* start *

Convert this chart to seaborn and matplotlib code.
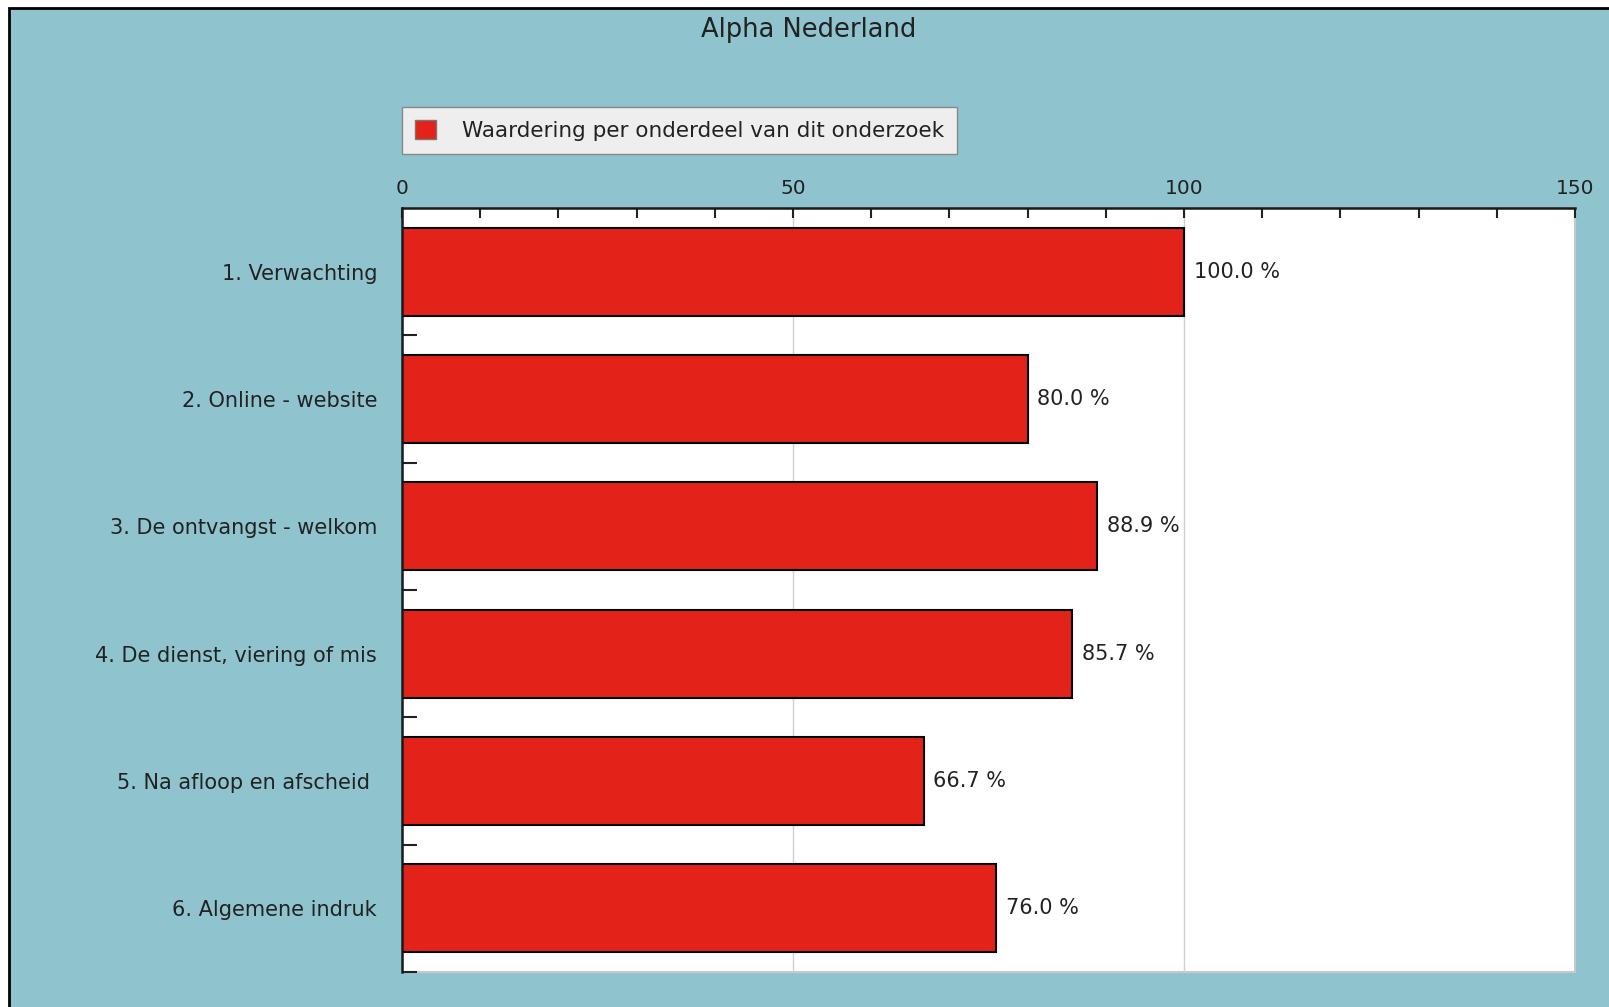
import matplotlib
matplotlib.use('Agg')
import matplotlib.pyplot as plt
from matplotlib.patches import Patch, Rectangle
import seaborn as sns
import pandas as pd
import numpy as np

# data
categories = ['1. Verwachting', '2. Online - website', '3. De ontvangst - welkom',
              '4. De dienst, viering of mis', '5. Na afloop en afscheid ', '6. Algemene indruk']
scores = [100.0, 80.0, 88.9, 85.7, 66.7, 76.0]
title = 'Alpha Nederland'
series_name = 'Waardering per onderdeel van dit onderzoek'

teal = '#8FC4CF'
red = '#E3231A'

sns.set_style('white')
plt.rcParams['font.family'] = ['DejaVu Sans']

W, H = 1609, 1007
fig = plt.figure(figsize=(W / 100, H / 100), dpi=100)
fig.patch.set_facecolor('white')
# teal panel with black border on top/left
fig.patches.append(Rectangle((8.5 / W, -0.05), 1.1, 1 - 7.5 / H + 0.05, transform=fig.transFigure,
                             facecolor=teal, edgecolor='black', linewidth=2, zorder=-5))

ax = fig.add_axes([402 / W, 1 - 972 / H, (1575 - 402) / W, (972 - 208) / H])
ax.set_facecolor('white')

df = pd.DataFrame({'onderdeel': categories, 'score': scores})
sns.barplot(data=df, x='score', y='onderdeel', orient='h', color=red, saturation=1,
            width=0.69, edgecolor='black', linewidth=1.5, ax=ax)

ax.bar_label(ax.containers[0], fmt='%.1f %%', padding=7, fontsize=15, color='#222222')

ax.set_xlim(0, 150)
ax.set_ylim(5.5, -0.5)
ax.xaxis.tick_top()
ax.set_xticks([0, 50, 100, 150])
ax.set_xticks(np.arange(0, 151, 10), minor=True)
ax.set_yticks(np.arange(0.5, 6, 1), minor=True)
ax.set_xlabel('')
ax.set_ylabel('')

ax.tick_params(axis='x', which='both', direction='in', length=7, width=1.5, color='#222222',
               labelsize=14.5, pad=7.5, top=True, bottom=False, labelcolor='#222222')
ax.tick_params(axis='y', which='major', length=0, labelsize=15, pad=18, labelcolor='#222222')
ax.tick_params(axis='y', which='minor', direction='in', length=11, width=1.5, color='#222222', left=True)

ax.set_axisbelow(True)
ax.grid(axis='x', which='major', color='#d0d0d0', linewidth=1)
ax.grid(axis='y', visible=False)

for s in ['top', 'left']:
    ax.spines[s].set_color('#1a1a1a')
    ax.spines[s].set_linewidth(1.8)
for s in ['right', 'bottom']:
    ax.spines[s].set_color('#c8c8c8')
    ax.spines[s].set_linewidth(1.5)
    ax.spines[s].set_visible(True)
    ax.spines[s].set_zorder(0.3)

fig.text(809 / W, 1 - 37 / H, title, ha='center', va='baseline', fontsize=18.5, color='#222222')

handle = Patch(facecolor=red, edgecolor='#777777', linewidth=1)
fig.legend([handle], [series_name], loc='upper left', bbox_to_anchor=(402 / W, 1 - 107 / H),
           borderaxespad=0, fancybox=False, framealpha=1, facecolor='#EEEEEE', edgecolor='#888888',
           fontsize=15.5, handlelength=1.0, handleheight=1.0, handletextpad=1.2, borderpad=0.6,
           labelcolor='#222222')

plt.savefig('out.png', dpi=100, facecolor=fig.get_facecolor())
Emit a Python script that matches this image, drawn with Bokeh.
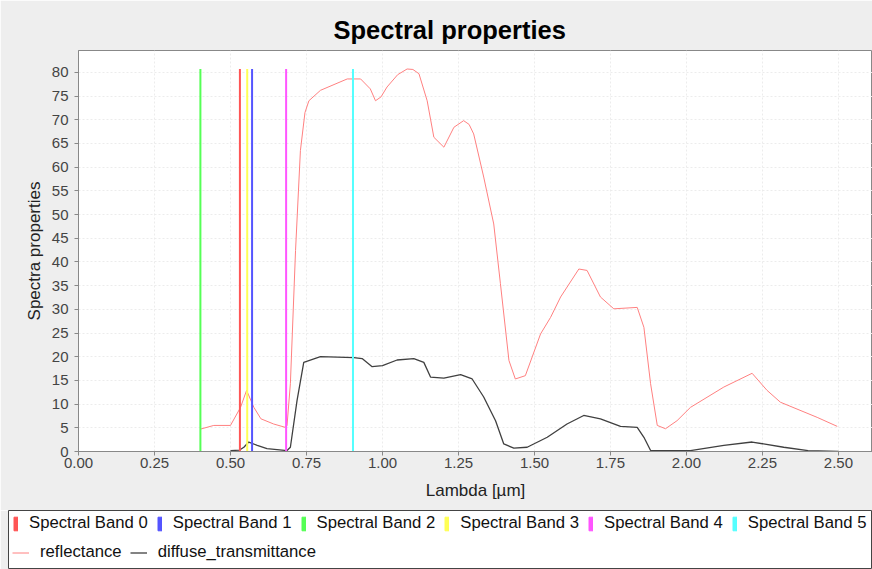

* end *

Every entry must be reproduced exactly, with the images left out.

Convert this chart to seaborn and matplotlib code.
import matplotlib
matplotlib.use('Agg')
import matplotlib.pyplot as plt
from matplotlib.patches import Patch, Rectangle
import seaborn as sns
import pandas as pd
import numpy as np

# data
categories = ['1. Verwachting', '2. Online - website', '3. De ontvangst - welkom',
              '4. De dienst, viering of mis', '5. Na afloop en afscheid ', '6. Algemene indruk']
scores = [100.0, 80.0, 88.9, 85.7, 66.7, 76.0]
title = 'Alpha Nederland'
series_name = 'Waardering per onderdeel van dit onderzoek'

teal = '#8FC4CF'
red = '#E3231A'

sns.set_style('white')
plt.rcParams['font.family'] = ['DejaVu Sans']

W, H = 1609, 1007
fig = plt.figure(figsize=(W / 100, H / 100), dpi=100)
fig.patch.set_facecolor('white')
# teal panel with black border on top/left
fig.patches.append(Rectangle((8.5 / W, -0.05), 1.1, 1 - 7.5 / H + 0.05, transform=fig.transFigure,
                             facecolor=teal, edgecolor='black', linewidth=2, zorder=-5))

ax = fig.add_axes([402 / W, 1 - 972 / H, (1575 - 402) / W, (972 - 208) / H])
ax.set_facecolor('white')

df = pd.DataFrame({'onderdeel': categories, 'score': scores})
sns.barplot(data=df, x='score', y='onderdeel', orient='h', color=red, saturation=1,
            width=0.69, edgecolor='black', linewidth=1.5, ax=ax)

ax.bar_label(ax.containers[0], fmt='%.1f %%', padding=7, fontsize=15, color='#222222')

ax.set_xlim(0, 150)
ax.set_ylim(5.5, -0.5)
ax.xaxis.tick_top()
ax.set_xticks([0, 50, 100, 150])
ax.set_xticks(np.arange(0, 151, 10), minor=True)
ax.set_yticks(np.arange(0.5, 6, 1), minor=True)
ax.set_xlabel('')
ax.set_ylabel('')

ax.tick_params(axis='x', which='both', direction='in', length=7, width=1.5, color='#222222',
               labelsize=14.5, pad=7.5, top=True, bottom=False, labelcolor='#222222')
ax.tick_params(axis='y', which='major', length=0, labelsize=15, pad=18, labelcolor='#222222')
ax.tick_params(axis='y', which='minor', direction='in', length=11, width=1.5, color='#222222', left=True)

ax.set_axisbelow(True)
ax.grid(axis='x', which='major', color='#d0d0d0', linewidth=1)
ax.grid(axis='y', visible=False)

for s in ['top', 'left']:
    ax.spines[s].set_color('#1a1a1a')
    ax.spines[s].set_linewidth(1.8)
for s in ['right', 'bottom']:
    ax.spines[s].set_color('#c8c8c8')
    ax.spines[s].set_linewidth(1.5)
    ax.spines[s].set_visible(True)
    ax.spines[s].set_zorder(0.3)

fig.text(809 / W, 1 - 37 / H, title, ha='center', va='baseline', fontsize=18.5, color='#222222')

handle = Patch(facecolor=red, edgecolor='#777777', linewidth=1)
fig.legend([handle], [series_name], loc='upper left', bbox_to_anchor=(402 / W, 1 - 107 / H),
           borderaxespad=0, fancybox=False, framealpha=1, facecolor='#EEEEEE', edgecolor='#888888',
           fontsize=15.5, handlelength=1.0, handleheight=1.0, handletextpad=1.2, borderpad=0.6,
           labelcolor='#222222')

plt.savefig('out.png', dpi=100, facecolor=fig.get_facecolor())
Emit a Python script that matches this image, drawn with Bokeh.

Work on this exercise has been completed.